Last year, Burke made changing the law a priority for his one-year term and rallied CalCPA members, other accounting groups, educators and lawmakers to the cause. An earlier bill introduced in February, SB 691, died in committee after a few education and policy groups reiterated concerns about its fairness to all students. But Burke says CalCPA and other groups were able to show that the benefits of a one-pathway approach outweighed its disadvantages and they agreed to a few minor changes, including a requirement for accounting students to take courses in ethics.
The groups added a powerful ally when state senator Leland Yee sponsored the later bill, SB 819. Yee had seen first-hand the downside of the dual pathway approach when an accountant helping a family member in a car sale couldn't practice in Washington. Yee personally lobbied Schwarzenegger on behalf of the bill. "Our argument was that the state was sending folks along a dead-end pathway," says Adam Keigwin, Yee's chief of staff.

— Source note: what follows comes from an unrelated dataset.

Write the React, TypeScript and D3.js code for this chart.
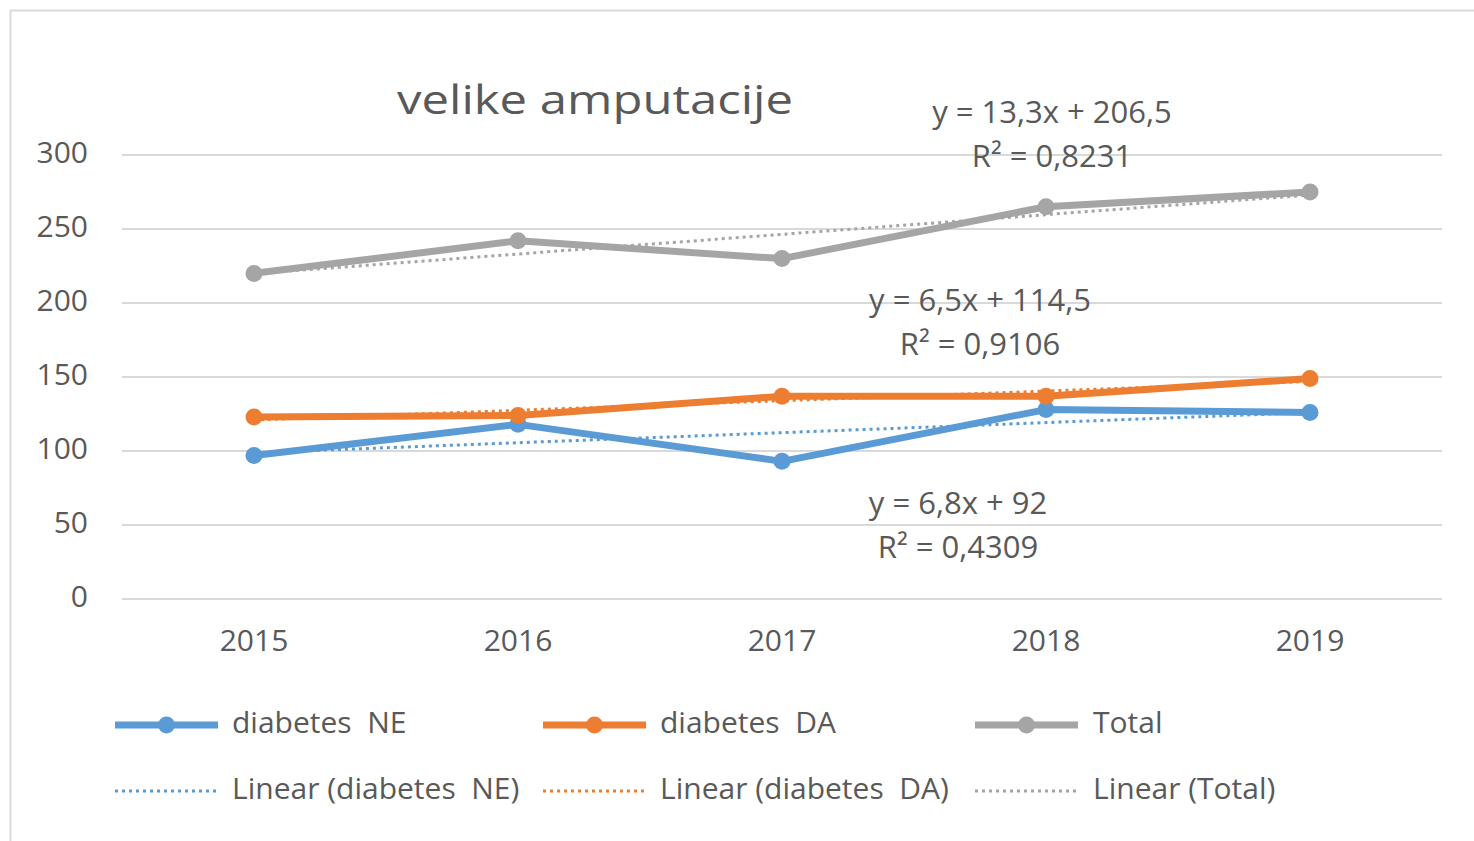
import React from "react";
import * as d3 from "d3";

const years = ["2015", "2016", "2017", "2018", "2019"];
const diabetesNE = [97, 118, 93, 128, 126];
const diabetesDA = [123, 124, 137, 137, 149];
const total = [220, 242, 230, 265, 275];
const yTicks = [0, 50, 100, 150, 200, 250, 300];
const seriesNames = ["diabetes  NE", "diabetes  DA", "Total"];
const trendNames = ["Linear (diabetes  NE)", "Linear (diabetes  DA)", "Linear (Total)"];
const trendEq = [
  ["y = 6,8x + 92", "R² = 0,4309"],
  ["y = 6,5x + 114,5", "R² = 0,9106"],
  ["y = 13,3x + 206,5", "R² = 0,8231"],
];
const title = "velike amputacije";

const colors = ["#5B9BD5", "#ED7D31", "#A5A5A5"];
const textColor = "#595959";
const font = "'Open Sans', 'Noto Sans', sans-serif";

function linreg(vals: number[]) {
  const xs = vals.map((_, i) => i + 1);
  const mx = d3.mean(xs)!;
  const my = d3.mean(vals)!;
  let num = 0, den = 0;
  xs.forEach((x, i) => { num += (x - mx) * (vals[i] - my); den += (x - mx) ** 2; });
  const b = num / den;
  const a = my - b * mx;
  return xs.map((x) => a + b * x);
}

const pre: React.CSSProperties = { whiteSpace: "pre" };

export default function App() {
  const W = 1474, H = 841;
  const left = 122, right = 1442, top = 155, bottom = 599;
  const x = d3.scaleBand<string>().domain(years).range([left, right]);
  const cx = (y: string) => x(y)! + x.bandwidth() / 2;
  const y = d3.scaleLinear().domain([0, 300]).range([bottom, top]);
  const line = d3.line<number>().x((_, i) => cx(years[i])).y((d) => y(d));
  const allSeries = [diabetesNE, diabetesDA, total];
  const eqPos = [
    [958, 506],
    [980, 303],
    [1052, 115],
  ];
  const legendRow1 = [
    { lx: 115, tx: 232 },
    { lx: 543, tx: 660 },
    { lx: 975, tx: 1093 },
  ];
  return (
    <svg width={W} height={H} style={{ position: "absolute", left: 0, top: 0, background: "#fff" }}>
      <rect x={0} y={0} width={W} height={H} fill="#fff" />
      <rect x={10.5} y={10.5} width={W} height={H} fill="none" stroke="#D9D9D9" strokeWidth={2} />
      <text x={397} y={103} dominantBaseline="middle" fontFamily={font} fontSize={40} fill={textColor}
        textLength={396} lengthAdjust="spacingAndGlyphs">
        {title}
      </text>
      {yTicks.map((t) => (
        <g key={t}>
          <line x1={left} x2={right} y1={y(t)} y2={y(t)} stroke="#D9D9D9" strokeWidth={2} />
          <text x={88} y={y(t)} textAnchor="end" dominantBaseline="middle" fontFamily={font} fontSize={30} fill={textColor}>
            {t}
          </text>
        </g>
      ))}
      {years.map((yr) => (
        <text key={yr} x={cx(yr)} y={643} textAnchor="middle" dominantBaseline="middle" fontFamily={font} fontSize={30} fill={textColor}>
          {yr}
        </text>
      ))}
      {allSeries.map((s, k) => (
        <path key={"t" + k} d={line(linreg(s))!} fill="none" stroke={colors[k]} strokeWidth={3} strokeDasharray="3,4" />
      ))}
      {allSeries.map((s, k) => (
        <g key={"s" + k}>
          <path d={line(s)!} fill="none" stroke={colors[k]} strokeWidth={7} strokeLinejoin="round" />
          {s.map((v, i) => (
            <circle key={i} cx={cx(years[i])} cy={y(v)} r={8.5} fill={colors[k]} />
          ))}
        </g>
      ))}
      {trendEq.map((eq, k) => (
        <g key={"e" + k}>
          <text x={eqPos[k][0]} y={eqPos[k][1]} textAnchor="middle" dominantBaseline="middle" fontFamily={font} fontSize={31} fill={textColor}>
            {eq[0]}
          </text>
          <text x={eqPos[k][0]} y={eqPos[k][1] + 44} textAnchor="middle" dominantBaseline="middle" fontFamily={font} fontSize={31} fill={textColor}>
            {eq[1]}
          </text>
        </g>
      ))}
      {legendRow1.map((p, k) => (
        <g key={"l" + k}>
          <line x1={p.lx} x2={p.lx + 103} y1={725} y2={725} stroke={colors[k]} strokeWidth={7} />
          <circle cx={p.lx + 51.5} cy={725} r={8.5} fill={colors[k]} />
          <text x={p.tx} y={725} dominantBaseline="middle" fontFamily={font} fontSize={30} fill={textColor} style={pre}>
            {seriesNames[k]}
          </text>
          <line x1={p.lx} x2={p.lx + 101} y1={791} y2={791} stroke={colors[k]} strokeWidth={3} strokeDasharray="3,4" />
          <text x={p.tx} y={791} dominantBaseline="middle" fontFamily={font} fontSize={30} fill={textColor} style={pre}>
            {trendNames[k]}
          </text>
        </g>
      ))}
    </svg>
  );
}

CalCPA applauded the bill signing, saying it would be a boon for California consumers. "Without SB 819, California consumers would not receive the same level of service that consumers in other states enjoy and California CPAs would face insurmountable hurdles in representing their clients," says Bruce Allen, CalCPA's director of government relations.
Former chair Burke says accountants in the state will now be "on the same footing as the rest of the country. Cal CPAs will be substantially equivalent. They will have the same opportunities to practice public accounting as accountants in other states. It creates a level playing field."